McGrath suggested that with his record-smashing third throw at the recent New York meet, his first competition indoors, the young thrower will have his pick of the best colleges.
“Basically he can go anywhere he wants on a full scholarship. He’s good academically,” McGrath said.
The weight-throw is a 25-pound competition, in contrast to the 12 pounds usually thrown at high school and the 16 pounds at adult level.
“It’s shorter than the regular hammer,” said McCullough, who also holds the national freshman and sophomore class hammer-throw records.
“Basically it’s an East Coast thing,” he added about the weight throw.
Hammer throwing has its modern roots in Scottish highland games, but it was the Irish who had a near monopoly on gold in the first third of the 20th century.
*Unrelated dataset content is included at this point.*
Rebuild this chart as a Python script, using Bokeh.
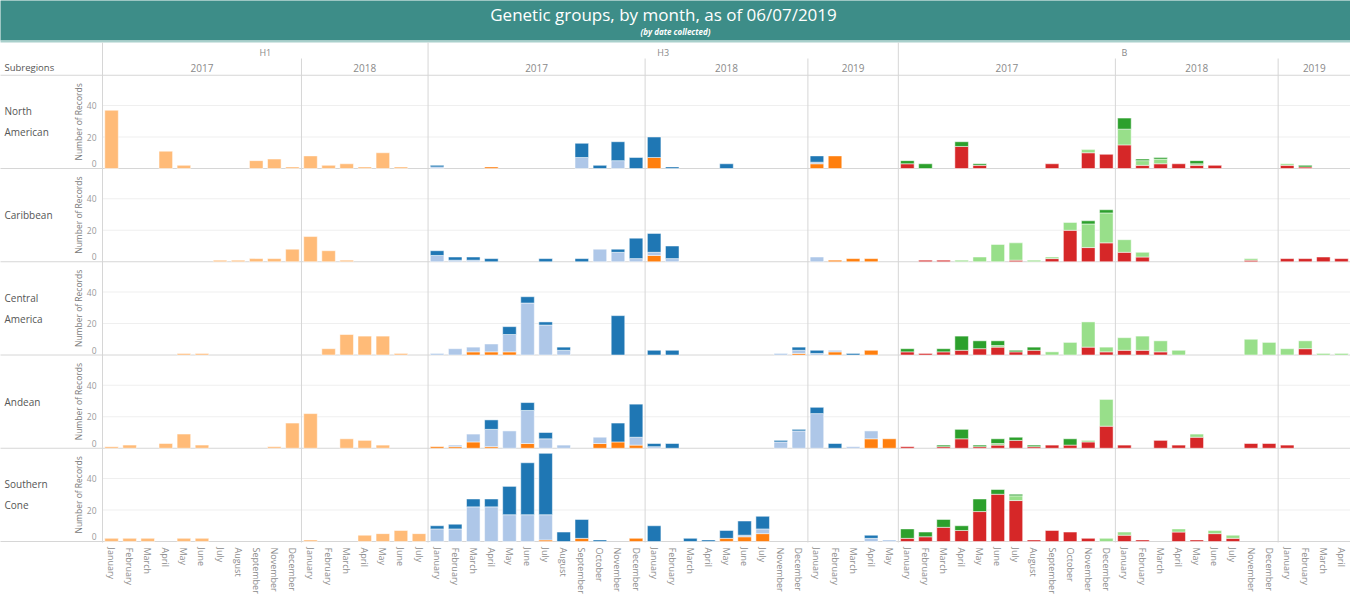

John Flanagan, a Limerick man who represented the United States, was the first Olympic gold medalist in the sport in 1900 and won again in 1904 and 1908. Tipperary-born NYPD officer Matt McGrath won in 1912, while another Tipperary man, Pat Ryan, got gold for the U.S. at the next Olympics in 1920.
American Fred Tootell was the first non-Irishman to win the event, but was quickly followed by Pat O’Callaghan’s gold medals won for Ireland at the 1928 Amsterdam and 1932 Los Angeles games.
Is a young Irish-American from Los Angeles destined to win Olympic gold in the 21st century? McGrath doesn’t see why not, believing that the young McCullough might even be ready to compete in the London Olympics in 2012.
“If not 2012, then definitely later,” the Dublin-born McGrath said, adding that a hammer thrower usually peaks at age 32 or 33.